The internet was not designed to be a secure network. This might sound inflammatory, but when US Department of Defense officials laid the groundwork for ARPANET, the internet’s precursor, they envisioned it simply as a way to link up a relatively small number of government and academic research centers. They did not expect that criminals, nation-states, or activist hackers would eventually try to steal information sent through the pipes. Security wasn’t baked into the system, simply due to a lack of imagination that it would be needed, and yet the internet continued to grow.
21 years after the first ARPANET node-to-node message was delivered, Sir Tim Berners Lee’s invention of the World Wide Web took the internet on a new, more mainstream, path. Berners Lee recently reflected; “Given how much the web has changed in the past 30 years, it would be defeatist and unimaginative to assume that the web as we know it can’t be changed for better in the next 30.”
Today, 85 percent of all enterprise internet traffic is travelling to and from cloud services – something those original ARPANET and WWW inventors certainly never foresaw – and the underlying infrastructure is flawed; not built with today’s application or scale in mind.
These flaws manifest for security professionals in the daily trade offs they have to make between performance and security. There’s a penalty for deploying security tools, in the form of increased latency. Traffic is backhauled for inspection, which slows down workflows. The trade-off drives many organizational IT departments to bury their heads in the sand and choose performance over security, which results in their sensitive data leaking out of the organization like water through a sieve.
Infrastructural flaws and challenges to change
Why have companies accepted a system that is not suited to their needs? One reason is that it’s convenient. Some businesses are more than willing to discount the risk of cyberattacks in favor of less friction for users if there isn’t an obvious alternative. More regulated sectors like the financial services or defense do not have a choice but to have a “security-first” mindset, and they end up backhauling traffic at the expense of the user experience.
For years vendors have told companies that these security and user experience trade-offs are just baked into the rules. They can offer you better tires and new brakes (hardware refresh time!), but they can’t change the fact that you’re driving in an outdated car, or that the roads are cobbled. And because they’ve built and promoted this broken system, they have little incentive to replace it with something new that will end up cannibalizing the solutions they’ve been hyping for years.

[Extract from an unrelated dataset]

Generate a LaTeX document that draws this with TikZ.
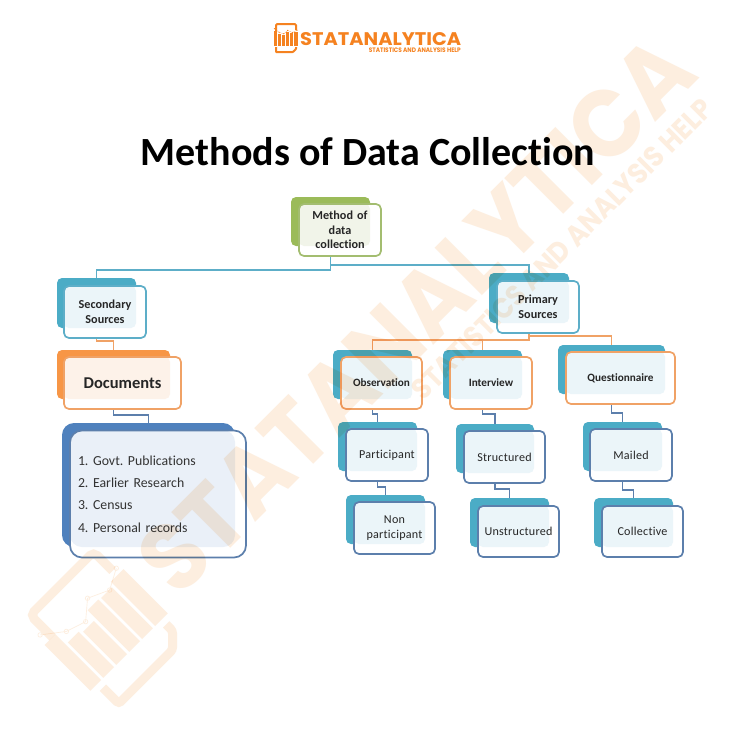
\documentclass[tikz,border=0pt]{standalone}
\usepackage{fontspec}
\usepackage{graphicx}
\setmainfont[Ligatures=NoCommon]{Carlito}
\newfontfamily\logofont{Poppins}
\usetikzlibrary{calc}
\definecolor{wmark}{HTML}{FDEEDF}
\definecolor{logoorange}{HTML}{F58220}
\definecolor{greenback}{HTML}{9BBB59}
\definecolor{greenline}{HTML}{A3BD70}
\definecolor{greenpale}{HTML}{F1F4E9}
\definecolor{tealback}{HTML}{4BACC6}
\definecolor{tealline}{HTML}{5DAEC8}
\definecolor{tealpale}{HTML}{EBF5F9}
\definecolor{orangeback}{HTML}{F79646}
\definecolor{orangeline}{HTML}{F0A266}
\definecolor{orangepale}{HTML}{FDF2E9}
\definecolor{blueback}{HTML}{4F81BD}
\definecolor{blueline}{HTML}{5C7FAC}
\definecolor{bluepale}{HTML}{EAF0F8}
\tikzset{
  cardcommon/.style={shape=rectangle,inner sep=0pt,outer sep=0pt,rounded corners=5pt},
  backcard/.style={cardcommon,fill=#1},
  panel/.style={path picture={\fill[#1] (panelnw) rectangle (\curback.east |- \curback.south);}},
  frontcard/.style={cardcommon,fill=white,line width=1.7pt,align=center,text=black!85},
  fgreen/.style={frontcard,draw=greenline,panel=greenpale},
  fteal/.style={frontcard,draw=tealline,panel=tealpale},
  forange/.style={frontcard,draw=orangeline,panel=tealpale},
  fdoc/.style={frontcard,draw=orangeline,panel=orangepale},
  fblue/.style={frontcard,draw=blueline,panel=tealpale},
  fbig/.style={frontcard,draw=blueline,panel=bluepale},
  lbold/.style={font=\fontsize{12.2}{14.6}\selectfont\bfseries},
  lsemi/.style={font=\fontsize{11.2}{14}\selectfont\bfseries},
  lreg/.style={font=\fontsize{12.1}{15}\selectfont\addfontfeatures{LetterSpace=2}},
  lbig/.style={font=\fontsize{16.5}{20}\selectfont\bfseries},
  ltext/.style={font=\fontsize{13.8}{22.4}\selectfont\frenchspacing,text=black!80},
  conn/.style={line width=1.5pt,draw=#1,line join=miter},
}
\newcommand{\mkback}[6]{\node[backcard=#2,minimum width={(#5-#3)*1pt},minimum height={(#6-#4)*1pt}] (#1) at ({(#3+#5)/2},{(#4+#6)/2}) {};}
\newcommand{\mkfront}[8]{\def\curback{#3}\coordinate (panelnw) at (#4,#5);\node[#1,minimum width={(#6-#4)*1pt},minimum height={(#7-#5)*1pt},text width={(#6-#4)*1pt}] (#2) at ({(#4+#6)/2},{(#5+#7)/2}) {#8};}
\newcommand{\elbow}[4]{\draw[conn=#1] (#2.south) -- (#2.south |- 0,#4) -- (#3.north |- 0,#4) -- (#3.north);}
% #1 colour, #2 scale
\newcommand{\logomark}[2]{%
  \draw[#1,line width={2*#2*1pt},rounded corners={1.2*#2*1pt}] (1,8) -- (1,1) -- (21,1) -- (21,7);
  \draw[#1,line width={2*#2*1pt},rounded corners={0.6*#2*1pt}] (1,24) -- (1,29) -- (18,29) -- (21,26) -- (21,24);
  \fill[#1] (-1.5,8) rectangle (1.9,22.5);
  \fill[#1] (2.6,11.3) rectangle (6,22.5);
  \fill[#1] (6.7,12) rectangle (10.1,22.5);
  \fill[#1] (10.8,9.3) rectangle (14.2,22.5);
  \fill[#1] (14.9,9.5) rectangle (18.3,22.5);
  \fill[#1] (19,8.5) rectangle (23,22.5);
  \draw[#1,line width={0.15*#2*1pt}] (-0.6,5.7) circle (0.5) -- (4.1,9.3) circle (0.5) -- (8.7,10.8) circle (0.5) -- (12.7,7.4) circle (0.5) -- (17.5,9.6) circle (0.5) -- (22,7.2) circle (0.5);
}
% #1 colour, #2 name, #3 start u, #4 width, #5 height, #6 sub end u
\newcommand{\logowords}[6]{%
  \node[anchor=base west,inner sep=0pt,text=#1,transform shape] (logotext#2) at (#3,22) {\resizebox{#4pt}{#5pt}{\logofont\bfseries STATANALYTICA}};
  \node[anchor=base east,inner sep=0pt,text=#1,transform shape] (logosub#2) at (#6,29.5) {\resizebox{92pt}{4.6pt}{\logofont\bfseries STATISTICS AND ANALYSIS HELP}};
}
\begin{document}
\begin{tikzpicture}[x=1pt,y=-1pt]
\useasboundingbox (0,0) rectangle (736,736);
\fill[white] (0,0) rectangle (736,736);
% small logo
\begin{scope}[shift={(275,23)}]
\logomark{logoorange}{1}
\logowords{logoorange}{small}{25}{161}{13}{186}
\end{scope}
\node[anchor=base,inner sep=0pt,font=\fontsize{40}{46}\selectfont\bfseries] (title) at (368,165) {Methods of Data Collection};
% back cards
\mkback{m0}{greenback}{291}{197}{370}{246}
\mkback{sec0}{tealback}{57}{278}{136}{328}
\mkback{doc0}{orangeback}{57}{350}{170}{399}
\node[backcard=blueback,rounded corners=12pt,minimum width=173pt,minimum height=124pt] (big0) at (148.5,485) {};
\mkback{pri0}{tealback}{489}{273}{569}{323}
\mkback{obs0}{tealback}{333}{350}{412}{399}
\mkback{int0}{tealback}{443}{350}{522}{399}
\mkback{que0}{tealback}{558}{345}{665}{394}
\mkback{par0}{tealback}{338}{422}{417}{471}
\mkback{non0}{tealback}{346}{495}{425}{544}
\mkback{str0}{tealback}{456}{424}{534}{473}
\mkback{uns0}{tealback}{470}{498}{549}{547}
\mkback{mai0}{tealback}{583}{422}{662}{471}
\mkback{col0}{tealback}{594}{498}{673}{547}
% connectors
\elbow{tealline}{m0}{sec0}{270}
\elbow{tealline}{m0}{pri0}{265}
\elbow{orangeline}{sec0}{doc0}{341}
\elbow{blueline}{doc0}{big0}{415}
\elbow{orangeline}{pri0}{obs0}{340}
\elbow{orangeline}{pri0}{int0}{340}
\elbow{orangeline}{pri0}{que0}{336}
\elbow{blueline}{obs0}{par0}{414}
\elbow{blueline}{int0}{str0}{414}
\elbow{blueline}{que0}{mai0}{413}
\elbow{blueline}{par0}{non0}{487}
\elbow{blueline}{str0}{uns0}{489}
\elbow{blueline}{mai0}{col0}{490}
% front cards
\mkfront{fgreen,lbold}{m}{m0}{299}{204}{381}{256}{Method of\\data\\collection}
\mkfront{fteal,lbold}{sec}{sec0}{64}{286}{146}{338}{Secondary\\Sources}
\mkfront{fdoc,lbig}{doc}{doc0}{64}{357}{181}{409}{Documents}
\def\curback{big0}
\coordinate (panelnw) at (70,430);
\node[fbig,rounded corners=12pt,minimum width=176pt,minimum height=127pt,text width=160pt,align=left,ltext] (big) at (158,494) {1. Govt. Publications\\2. Earlier Research\\3. Census\\4. Personal records};
\mkfront{fteal,lbold}{pri}{pri0}{497}{281}{579}{333}{Primary\\Sources}
\mkfront{forange,lsemi}{obs}{obs0}{341}{357}{422}{409}{Observation}
\mkfront{forange,lsemi}{int}{int0}{450}{357}{532}{409}{Interview}
\mkfront{forange,lsemi}{que}{que0}{566}{352}{675}{404}{Questionnaire}
\mkfront{fblue,lreg}{par}{par0}{346}{429}{428}{481}{Participant}
\mkfront{fblue,lreg}{non}{non0}{354}{502}{435}{554}{Non\\participant}
\mkfront{fblue,lreg}{str}{str0}{464}{431}{545}{483}{Structured}
\mkfront{fblue,lreg}{uns}{uns0}{478}{506}{559}{557}{Unstructured}
\mkfront{fblue,lreg}{mai}{mai0}{590}{429}{672}{481}{Mailed}
\mkfront{fblue,lreg}{colt}{col0}{602}{506}{683}{557}{Collective}
% watermark
\begin{scope}[blend mode=multiply]
\begin{scope}[shift={(24,615)},rotate=45,scale=4.47]
\logomark{wmark}{4.47}
\logowords{wmark}{mark}{26.6}{165.5}{15.2}{189.2}
\end{scope}
\end{scope}
\end{tikzpicture}
\end{document}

By now, the internet has been woven into every aspect of our cultural and economic life. It’s used by businesses around the globe to access everything from mission-critical applications to blog posts. It probably seems unthinkable to rip it up and replace it with something new.

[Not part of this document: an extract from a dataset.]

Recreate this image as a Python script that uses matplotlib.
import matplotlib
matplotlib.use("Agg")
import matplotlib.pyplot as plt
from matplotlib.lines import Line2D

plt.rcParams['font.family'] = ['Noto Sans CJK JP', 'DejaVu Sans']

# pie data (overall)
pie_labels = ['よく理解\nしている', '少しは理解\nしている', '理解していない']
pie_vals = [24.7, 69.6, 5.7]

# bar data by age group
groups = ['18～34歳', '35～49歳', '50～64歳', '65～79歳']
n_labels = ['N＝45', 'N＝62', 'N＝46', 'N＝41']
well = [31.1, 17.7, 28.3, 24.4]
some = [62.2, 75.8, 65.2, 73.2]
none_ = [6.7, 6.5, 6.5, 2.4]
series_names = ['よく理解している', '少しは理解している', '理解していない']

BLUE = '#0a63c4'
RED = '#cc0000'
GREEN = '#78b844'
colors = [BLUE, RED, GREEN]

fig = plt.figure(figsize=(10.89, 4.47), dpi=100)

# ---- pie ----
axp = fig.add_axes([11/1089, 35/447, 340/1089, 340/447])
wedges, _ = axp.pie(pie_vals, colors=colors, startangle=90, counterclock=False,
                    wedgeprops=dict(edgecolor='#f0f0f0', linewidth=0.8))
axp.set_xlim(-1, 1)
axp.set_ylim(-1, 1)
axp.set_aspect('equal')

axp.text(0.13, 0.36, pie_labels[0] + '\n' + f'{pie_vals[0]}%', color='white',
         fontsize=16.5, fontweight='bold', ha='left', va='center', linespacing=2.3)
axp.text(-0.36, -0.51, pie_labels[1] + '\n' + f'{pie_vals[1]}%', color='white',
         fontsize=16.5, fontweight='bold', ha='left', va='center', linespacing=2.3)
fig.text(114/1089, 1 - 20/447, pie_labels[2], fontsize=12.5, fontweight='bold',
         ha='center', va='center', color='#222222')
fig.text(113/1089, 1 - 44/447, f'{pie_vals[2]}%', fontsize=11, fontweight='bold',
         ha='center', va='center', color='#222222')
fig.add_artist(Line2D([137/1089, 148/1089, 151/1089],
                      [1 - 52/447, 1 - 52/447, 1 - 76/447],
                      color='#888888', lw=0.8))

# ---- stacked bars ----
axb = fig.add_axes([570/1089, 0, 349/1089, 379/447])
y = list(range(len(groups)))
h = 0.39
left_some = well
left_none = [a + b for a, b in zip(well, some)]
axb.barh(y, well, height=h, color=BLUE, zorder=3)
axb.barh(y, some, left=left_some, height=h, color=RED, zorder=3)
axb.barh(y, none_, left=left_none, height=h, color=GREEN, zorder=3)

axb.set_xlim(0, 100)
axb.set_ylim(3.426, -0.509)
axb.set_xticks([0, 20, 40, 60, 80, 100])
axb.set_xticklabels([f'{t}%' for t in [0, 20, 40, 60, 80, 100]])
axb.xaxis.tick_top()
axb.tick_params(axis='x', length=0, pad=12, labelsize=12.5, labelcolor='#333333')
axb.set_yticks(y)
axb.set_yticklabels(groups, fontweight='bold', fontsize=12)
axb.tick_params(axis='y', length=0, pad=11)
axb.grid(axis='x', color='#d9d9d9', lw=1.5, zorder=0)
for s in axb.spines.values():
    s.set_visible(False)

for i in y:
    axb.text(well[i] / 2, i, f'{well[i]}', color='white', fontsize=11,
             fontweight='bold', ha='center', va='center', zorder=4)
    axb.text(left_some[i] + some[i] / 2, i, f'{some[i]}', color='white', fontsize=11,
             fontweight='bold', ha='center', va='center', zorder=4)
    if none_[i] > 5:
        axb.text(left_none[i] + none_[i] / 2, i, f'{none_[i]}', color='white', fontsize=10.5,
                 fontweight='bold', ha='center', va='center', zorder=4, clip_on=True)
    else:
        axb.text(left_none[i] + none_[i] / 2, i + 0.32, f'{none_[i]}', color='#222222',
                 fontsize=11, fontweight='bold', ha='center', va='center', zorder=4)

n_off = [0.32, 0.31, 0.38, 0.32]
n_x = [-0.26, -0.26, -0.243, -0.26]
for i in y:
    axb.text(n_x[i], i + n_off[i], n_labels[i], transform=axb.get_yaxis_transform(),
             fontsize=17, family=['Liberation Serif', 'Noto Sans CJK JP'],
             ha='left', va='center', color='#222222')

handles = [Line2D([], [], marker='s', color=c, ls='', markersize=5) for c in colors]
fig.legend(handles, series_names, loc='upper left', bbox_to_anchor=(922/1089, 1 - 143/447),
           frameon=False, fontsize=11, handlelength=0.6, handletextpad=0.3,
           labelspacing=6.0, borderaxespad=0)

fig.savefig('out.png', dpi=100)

Of course, it wouldn’t make sense for individual companies to build out their own private, carrier-grade networks - even if it was built in the first place, the cost of maintenance would make this approach entirely unworkable. And in today’s ecosystem, network operators have little reason to provide such an alternative. The carrier that provides you internet access doesn’t make more money if you use their services more often. In fact, they actually lose money if you and everyone else are constantly downloading large files and streaming videos because it blows up their cost models. They have no incentive to build out their infrastructure to anything more than the bare minimum.
Cloud providers do have an incentive to make their internal networks run smoothly, but they don’t have a reason to make it easy for customers to get in and out fast. If cloud providers had fast performant access in and out of their networks it would allow customers to use multiple cloud providers, or even use customer-owned data centers – not something that cloud providers want!

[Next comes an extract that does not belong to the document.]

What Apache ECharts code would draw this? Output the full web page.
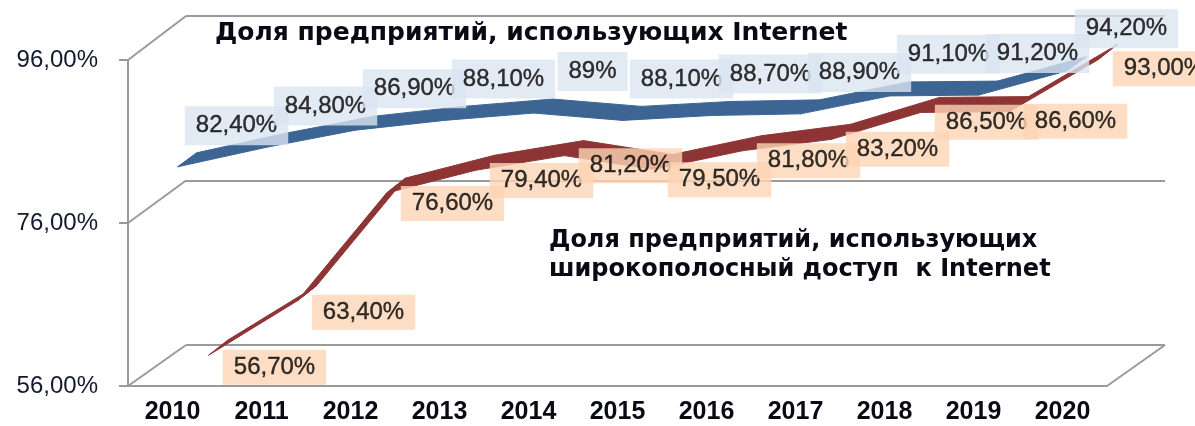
<!DOCTYPE html>
<html>
<head>
<meta charset="utf-8">
<script src="https://cdn.jsdelivr.net/npm/echarts@6/dist/echarts.min.js"></script>
<style>
  html, body { margin: 0; padding: 0; background: #fff; }
  #chart { width: 1195px; height: 426px; }
</style>
</head>
<body>
<div id="chart"></div>
<script>
const years = ["2010", "2011", "2012", "2013", "2014", "2015", "2016", "2017", "2018", "2019", "2020"];
const internetShare = [82.4, 84.8, 86.9, 88.1, 89, 88.1, 88.7, 88.9, 91.1, 91.2, 94.2];
const broadbandShare = [56.7, 63.4, 76.6, 79.4, 81.2, 79.5, 81.8, 83.2, 86.5, 86.6, 93.0];
const internetLabels = ["82,40%", "84,80%", "86,90%", "88,10%", "89%", "88,10%", "88,70%", "88,90%", "91,10%", "91,20%", "94,20%"];
const broadbandLabels = ["56,70%", "63,40%", "76,60%", "79,40%", "81,20%", "79,50%", "81,80%", "83,20%", "86,50%", "86,60%", "93,00%"];
const yTicks = [56, 76, 96];

const internetTitle = "Доля предприятий, использующих Internet";
const broadbandTitle = "Доля предприятий, использующих\nширокополосный доступ  к Internet";

// front plane and back wall of the fake 3d box
const FRONT = { left: 128, right: 88, top: 60, bottom: 40 };
const BACK = { left: 186, right: 30, top: 16, bottom: 81 };
const W = 1195;
const FONT = "'Liberation Sans', Arial, sans-serif";
const WIDE = "'DejaVu Sans', Verdana, sans-serif";
const GRAY = "#9a9a9a";

const chart = echarts.init(document.getElementById("chart"));

function segments(values) {
  return values.slice(1).map((v, i) => [i, values[i], v]);
}

// a ribbon segment between two points, pushed back into the box
function ribbon(front, back, color) {
  return (params, api) => {
    const i = api.value(0);
    const a = api.coord([i, api.value(1)]);
    const b = api.coord([i + 1, api.value(2)]);
    return {
      type: "polygon",
      shape: {
        points: [
          [a[0] + front[0], a[1] + front[1]],
          [b[0] + front[0], b[1] + front[1]],
          [b[0] + back[0], b[1] + back[1]],
          [a[0] + back[0], a[1] + back[1]]
        ]
      },
      style: { fill: color, stroke: color, lineWidth: 1 }
    };
  };
}

function labelSeries(values, texts, bg, offset, padding) {
  return {
    type: "scatter",
    xAxisIndex: 1,
    yAxisIndex: 1,
    symbolSize: 1,
    itemStyle: { color: "transparent" },
    silent: true,
    z: 5,
    data: values,
    label: {
      show: true,
      position: "inside",
      offset: offset,
      formatter: p => texts[p.dataIndex],
      backgroundColor: bg,
      padding: padding,
      fontSize: 24,
      lineHeight: 25,
      fontFamily: FONT,
      color: "#000",
      textBorderColor: "#000",
      textBorderWidth: 0.4
    }
  };
}

const option = {
  animation: false,
  title: [
    {
      text: internetTitle,
      left: 210,
      top: 16,
      textStyle: { fontSize: 25, fontWeight: "bold", fontFamily: WIDE, color: "#0a0a14" }
    },
    {
      text: broadbandTitle,
      left: 544,
      top: 221,
      textStyle: { fontSize: 24, fontWeight: "bold", fontFamily: WIDE, color: "#0a0a14", lineHeight: 29 }
    }
  ],
  grid: [
    { left: FRONT.left, right: FRONT.right, top: FRONT.top, bottom: FRONT.bottom },
    { left: BACK.left, right: BACK.right, top: BACK.top, bottom: BACK.bottom }
  ],
  xAxis: [
    {
      type: "category",
      gridIndex: 0,
      data: years,
      boundaryGap: true,
      axisLine: { lineStyle: { color: GRAY, width: 2 } },
      axisTick: { length: 7, lineStyle: { color: GRAY, width: 2 } },
      axisLabel: { fontSize: 25, fontWeight: "bold", fontFamily: FONT, color: "#0a0a14", margin: 14 }
    },
    {
      type: "category",
      gridIndex: 1,
      data: years,
      boundaryGap: true,
      show: false
    }
  ],
  yAxis: [
    {
      type: "value",
      gridIndex: 0,
      min: 56,
      max: 96,
      interval: 20,
      splitLine: { show: false },
      axisLine: { show: true, lineStyle: { color: GRAY, width: 2 } },
      axisTick: { show: true, length: 9, lineStyle: { color: GRAY, width: 2 } },
      axisLabel: {
        fontSize: 24,
        fontFamily: FONT,
        color: "#141a2e",
        margin: 30,
        formatter: v => v.toFixed(2).replace(".", ",") + "%"
      }
    },
    {
      type: "value",
      gridIndex: 1,
      min: 56,
      max: 96,
      interval: 20,
      axisLine: { show: false },
      axisTick: { show: false },
      axisLabel: { show: false },
      splitLine: { show: true, lineStyle: { color: GRAY, width: 2 } }
    }
  ],
  series: [
    {
      type: "custom",
      xAxisIndex: 0,
      yAxisIndex: 0,
      clip: false,
      silent: true,
      z: 2,
      renderItem: ribbon([36, -25], [55, -40], "#8e3434"),
      data: segments(broadbandShare)
    },
    {
      type: "custom",
      xAxisIndex: 0,
      yAxisIndex: 0,
      clip: false,
      silent: true,
      z: 3,
      renderItem: ribbon([5, -4], [24, -18], "#3d6594"),
      data: segments(internetShare)
    },
    labelSeries(broadbandShare, broadbandLabels, "#fcd5b4", [44, 28], [5, 11]),
    labelSeries(internetShare, internetLabels, "#dbe5f1", [6, -2], [7, 11])
  ]
};

chart.setOption(option);

// diagonals that join the front axes to the back wall
const diag = [];
yTicks.forEach(v => {
  const yf = chart.convertToPixel({ yAxisIndex: 0 }, v);
  const yb = chart.convertToPixel({ yAxisIndex: 1 }, v);
  diag.push([FRONT.left, yf, BACK.left, yb]);
});
diag.push([
  W - FRONT.right, chart.convertToPixel({ yAxisIndex: 0 }, yTicks[0]),
  W - BACK.right, chart.convertToPixel({ yAxisIndex: 1 }, yTicks[0])
]);

chart.setOption({
  graphic: diag.map(d => ({
    type: "line",
    z: 0,
    silent: true,
    shape: { x1: d[0], y1: d[1], x2: d[2], y2: d[3] },
    style: { stroke: GRAY, lineWidth: 2 }
  }))
});
</script>
</body>
</html>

So neither carriers nor cloud providers have the motivation to solve the performance vs. security trade-off dilemma that all enterprises face with today’s internet.
So who will build it?
Netflix outgrew mailed DVD deliveries and invested in building its own streaming platform. Amazon outgrew its underlying infrastructure and built AWS. Taking a lesson from these approaches, we believe it is time for the security industry to take matters into its own hands and build the secure networks required to do the job.
With the explosion of shadow IT and applications that can be directly accessed by employees and customers, security must become the leading force in the evolution of the internet. The security industry can no longer ship appliances that sit in the corner of data centers, demanding networking compromises. The industry needs to stop being the limiter and become the enabler – building infrastructure that can implement powerful and dynamic inline security controls while at the same time be able to touch every IP address in the world in 50 milliseconds or less (sounds ambitious but we have already proven this is perfectly possible).
As with the major connectivity projects of the past, the goal must be both simple and ambitious: to maintain quick, reliable connectivity to every region in the world without compromising security. Because the alternative just isn’t acceptable anymore.
Security can feel like a thankless job sometimes. Even if you win the speed vs. security battle, you still somehow end up getting blamed for slowing things down and making your colleagues’ jobs harder. It’s no wonder that security has become an afterthought for CEOs and other senior business leaders. Maybe they’d rather ignore the problem if it means they can avoid operational roadblocks. But in this new paradigm that we’ve explained, security leaders can become the heroes. If they become advocates for this new approach, they’ll be the ones who get the credit for strengthening both speed and security. If not, they risk getting left behind.